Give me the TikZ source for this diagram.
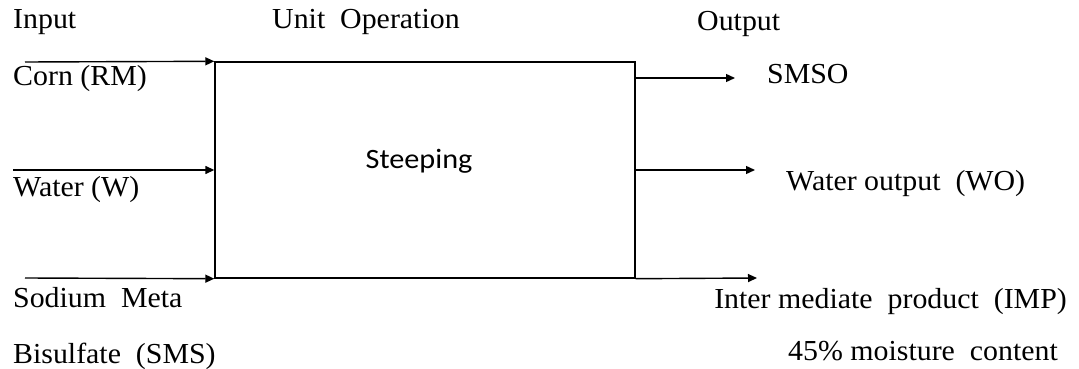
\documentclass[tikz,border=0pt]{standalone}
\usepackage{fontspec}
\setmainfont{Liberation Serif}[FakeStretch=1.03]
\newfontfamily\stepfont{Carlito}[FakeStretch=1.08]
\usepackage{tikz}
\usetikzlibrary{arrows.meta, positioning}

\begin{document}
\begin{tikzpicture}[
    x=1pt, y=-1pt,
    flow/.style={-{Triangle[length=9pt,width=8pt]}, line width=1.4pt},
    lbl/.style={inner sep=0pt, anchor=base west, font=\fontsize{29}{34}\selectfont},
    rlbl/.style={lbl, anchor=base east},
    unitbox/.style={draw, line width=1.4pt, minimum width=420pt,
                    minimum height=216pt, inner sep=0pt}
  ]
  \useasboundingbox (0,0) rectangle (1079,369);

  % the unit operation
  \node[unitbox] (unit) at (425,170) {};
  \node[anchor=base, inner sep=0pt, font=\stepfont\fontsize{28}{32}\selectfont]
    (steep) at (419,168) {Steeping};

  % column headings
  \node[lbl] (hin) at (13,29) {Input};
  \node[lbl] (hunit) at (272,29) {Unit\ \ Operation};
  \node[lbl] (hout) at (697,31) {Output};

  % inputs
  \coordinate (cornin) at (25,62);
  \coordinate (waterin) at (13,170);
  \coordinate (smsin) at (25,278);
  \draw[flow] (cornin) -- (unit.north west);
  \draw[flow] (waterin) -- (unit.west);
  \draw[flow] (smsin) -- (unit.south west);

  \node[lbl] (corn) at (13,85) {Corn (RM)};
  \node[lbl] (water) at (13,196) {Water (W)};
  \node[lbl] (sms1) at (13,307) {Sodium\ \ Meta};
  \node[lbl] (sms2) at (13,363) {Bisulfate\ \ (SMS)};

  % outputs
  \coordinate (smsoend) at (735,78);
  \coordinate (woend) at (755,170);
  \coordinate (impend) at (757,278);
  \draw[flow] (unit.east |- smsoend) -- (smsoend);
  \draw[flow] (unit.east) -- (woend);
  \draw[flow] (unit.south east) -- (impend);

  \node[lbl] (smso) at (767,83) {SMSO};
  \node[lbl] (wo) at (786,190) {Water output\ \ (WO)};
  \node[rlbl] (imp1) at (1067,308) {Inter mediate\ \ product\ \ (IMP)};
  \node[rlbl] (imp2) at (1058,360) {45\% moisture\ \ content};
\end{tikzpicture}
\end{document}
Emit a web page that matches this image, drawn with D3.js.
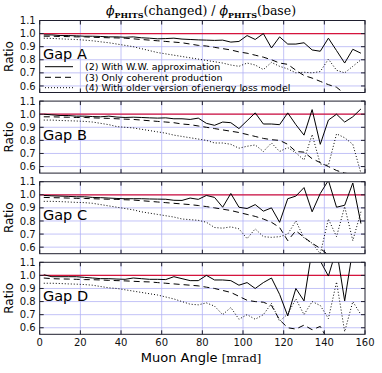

========================================================================

◆ **STATED GOAL**
Could you reproduce every record above exactly, leaving out the pictures?

◆ **RESULT OF THIS TASK**
Give me the TikZ source for this diagram.
\documentclass[tikz,border=0pt]{standalone}
\usepackage{fontspec}
\setmainfont{Liberation Serif}[FakeStretch=1.03]
\newfontfamily\stepfont{Carlito}[FakeStretch=1.08]
\usepackage{tikz}
\usetikzlibrary{arrows.meta, positioning}

\begin{document}
\begin{tikzpicture}[
    x=1pt, y=-1pt,
    flow/.style={-{Triangle[length=9pt,width=8pt]}, line width=1.4pt},
    lbl/.style={inner sep=0pt, anchor=base west, font=\fontsize{29}{34}\selectfont},
    rlbl/.style={lbl, anchor=base east},
    unitbox/.style={draw, line width=1.4pt, minimum width=420pt,
                    minimum height=216pt, inner sep=0pt}
  ]
  \useasboundingbox (0,0) rectangle (1079,369);

  % the unit operation
  \node[unitbox] (unit) at (425,170) {};
  \node[anchor=base, inner sep=0pt, font=\stepfont\fontsize{28}{32}\selectfont]
    (steep) at (419,168) {Steeping};

  % column headings
  \node[lbl] (hin) at (13,29) {Input};
  \node[lbl] (hunit) at (272,29) {Unit\ \ Operation};
  \node[lbl] (hout) at (697,31) {Output};

  % inputs
  \coordinate (cornin) at (25,62);
  \coordinate (waterin) at (13,170);
  \coordinate (smsin) at (25,278);
  \draw[flow] (cornin) -- (unit.north west);
  \draw[flow] (waterin) -- (unit.west);
  \draw[flow] (smsin) -- (unit.south west);

  \node[lbl] (corn) at (13,85) {Corn (RM)};
  \node[lbl] (water) at (13,196) {Water (W)};
  \node[lbl] (sms1) at (13,307) {Sodium\ \ Meta};
  \node[lbl] (sms2) at (13,363) {Bisulfate\ \ (SMS)};

  % outputs
  \coordinate (smsoend) at (735,78);
  \coordinate (woend) at (755,170);
  \coordinate (impend) at (757,278);
  \draw[flow] (unit.east |- smsoend) -- (smsoend);
  \draw[flow] (unit.east) -- (woend);
  \draw[flow] (unit.south east) -- (impend);

  \node[lbl] (smso) at (767,83) {SMSO};
  \node[lbl] (wo) at (786,190) {Water output\ \ (WO)};
  \node[rlbl] (imp1) at (1067,308) {Inter mediate\ \ product\ \ (IMP)};
  \node[rlbl] (imp2) at (1058,360) {45\% moisture\ \ content};
\end{tikzpicture}
\end{document}
Emit a web page that matches this image, drawn with D3.js.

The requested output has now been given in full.